Die 19 Jahre alte Studentin Kenza aus Rotterdam schwankte zuerst zwischen der linken Tierschutzpartei Partij voor de Dieren (PvdD) und der Socialistische Partij (SP). Das Programm der PvdD beschränkt sich mittlerweile nicht mehr nur auf die Fauna. Im Gazakrieg etwa schlug sie eine palästinasolidarische Richtung ein. Sie erzählte De Volkskrant weiter, dass aber letztlich der Spitzenkandidat der SP den Ausschlag gegeben habe, der unverbrauchte Jimmy Dijk. Er beziehe als einziger glasklar Position gegenüber den rechten Parteien. Die Sozialisten treten mit dem Slogan »Wähle supersozial – wähle SP« an. »Mir gefällt sehr gut, dass die SP eine gleichmäßigere Verteilung des Wohlstands anstrebt. Die Wohlhabendsten sollten eine höhere Selbstbeteiligung für die Gesundheitsversorgung zahlen«, so Kenza.

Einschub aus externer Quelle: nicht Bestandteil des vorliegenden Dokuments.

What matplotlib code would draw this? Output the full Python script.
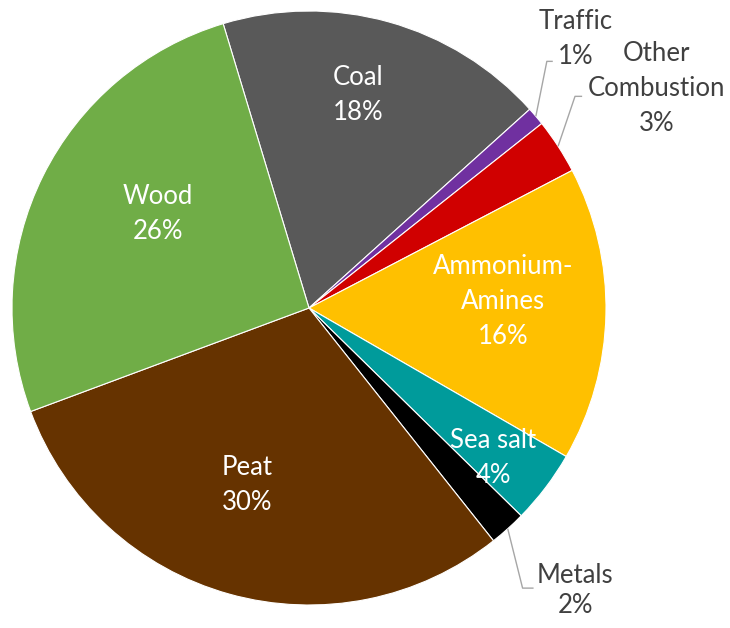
import numpy as np
import matplotlib
matplotlib.use("Agg")
import matplotlib.pyplot as plt

plt.rcParams['font.family'] = ['Lato', 'DejaVu Sans']

# ---- data ----
categories = ["Coal", "Traffic", "Other\nCombustion", "Ammonium-\nAmines",
              "Sea salt", "Metals", "Peat", "Wood"]
shares = [18, 1, 3, 16, 4, 2, 30, 26]
colors = ["#595959", "#7030A0", "#D00000", "#FFC000",
          "#009B9B", "#000000", "#663300", "#70AD47"]

# ---- styling / placement ----
START = 106.8
inside_style = {  # label: (radius, angle shift in degrees)
    "Coal": (0.736, 2.7),
    "Ammonium-\nAmines": (0.654, 3.1),
    "Sea salt": (0.80, -2.0),
    "Peat": (0.63, -3.7),
    "Wood": (0.60, -5.5),
}
# outside labels: elbow offset from wedge edge, horizontal run, text offset from line end, line step (px)
outside_style = {
    "Traffic": dict(elbow=(0.037, 0.185), run=0.02, text=(0.077, 0.075), step=35),
    "Other\nCombustion": dict(elbow=(0.057, 0.168), run=0.024, text=(0.25, 0.025), step=35),
    "Metals": dict(elbow=(0.05, -0.20), run=0.037, text=(0.14, -0.007), step=30),
}

W, H = 730, 628
CX, CY, R = 309, 308, 297
FS = 18.5

fig = plt.figure(figsize=(W / 100, H / 100), dpi=100)
ax = fig.add_axes([0, 0, 1, 1])

wedges, _ = ax.pie(shares, colors=colors, startangle=START, counterclock=False,
                   radius=1.0, center=(0, 0), frame=True,
                   wedgeprops=dict(edgecolor="white", linewidth=0.8))
ax.set_xlim((0 - CX) / R, (W - CX) / R)
ax.set_ylim((CY - H) / R, (CY - 0) / R)
ax.axis("off")


def block(x, y, lines, color, step_px=35):
    step = step_px / R
    n = len(lines)
    for i, line in enumerate(lines):
        yy = y + (n - 1) / 2 * step - i * step
        ax.text(x, yy, line, color=color, fontsize=FS, ha="center", va="center")


total = sum(shares)
for w, cat, val in zip(wedges, categories, shares):
    mid = (w.theta1 + w.theta2) / 2.0
    lines = cat.split("\n") + [f"{val / total * 100:.0f}%"]
    if cat in inside_style:
        r, dth = inside_style[cat]
        a = np.deg2rad(mid + dth)
        block(r * np.cos(a), r * np.sin(a), lines, "white")
    else:
        st = outside_style[cat]
        a0 = np.deg2rad(mid)
        x0, y0 = np.cos(a0), np.sin(a0)
        ex, ey = x0 + st["elbow"][0], y0 + st["elbow"][1]
        x2 = ex + st["run"]
        ax.plot([x0, ex, x2], [y0, ey, ey], color="#A6A6A6", lw=1.0,
                solid_capstyle="butt")
        tx, ty = st["text"]
        block(x2 + tx, ey + ty, lines, "#404040", st["step"])

fig.savefig("out.png", dpi=100, facecolor="white")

Die SP kann jede Stimme gebrauchen. In den Vorhersagen pendelt sie zwischen Stagnation und Verlust. Für eine Koalition gegen Wilders unter Führung der grünen Sozialdemokraten von Groenlinks-PvdA ist jeder Sitz wichtig. Ohne die linksliberalen Democraten 66 und das christdemokratische CDA wird es wahrscheinlich sowieso nicht zur Mehrheit reichen.
Wilders macht aus seinen Ambitionen keinen Hehl: Er will endlich Regierungschef werden. Aber im Moment sieht es so aus, als müsse er seinen Lebenstraum weiter träumen, weil nun auch die Spitzenkandidatin der rechtsliberalen VVD, Dilan Yeşilgöz, eine weitere Zusammenarbeit mit dem Demagogen kategorisch ausgeschlossen hat. Allerdings gilt in der Politik oft: heute versprochen, morgen gebrochen. Im Wahlkampf machte sich der rechte Kandidat rar. Die zahlreichen Talkrunden im Fernsehen holten sich allesamt eine Absage. Angeblich aus Sicherheitsgründen. Wilders hatte offenbar Morddrohungen erhalten. Er legte danach sogar vorübergehend seine Kampagne auf Eis. Auf teilweise überdimensionierten Wahlplakaten war er dennoch allgegenwärtig. »Dies ist Ihr Land. Wählen Sie PVV«, sagt Wilders auf einem und zeigt wie einst Uncle Sam energisch mit dem Finger.
Im Wahlkampf spielte er erneut die einzige Karte aus, die er kennt: Hetze. Vor allem gegen Muslime. Andere drängende Themen wie etwa die immer schlimmer werdende Wohnungsnot spielen kaum eine Rolle. Seine lapidare Antwort auf Probleme ist immer dieselbe: Niederländer zuerst! Das ist natürlich keine patente Lösung, wenn sich auf den Wartelisten der Wohnungsbaugesellschaften auch Tausende sogenannte Einheimische um eine bezahlbare Bleibe bewerben.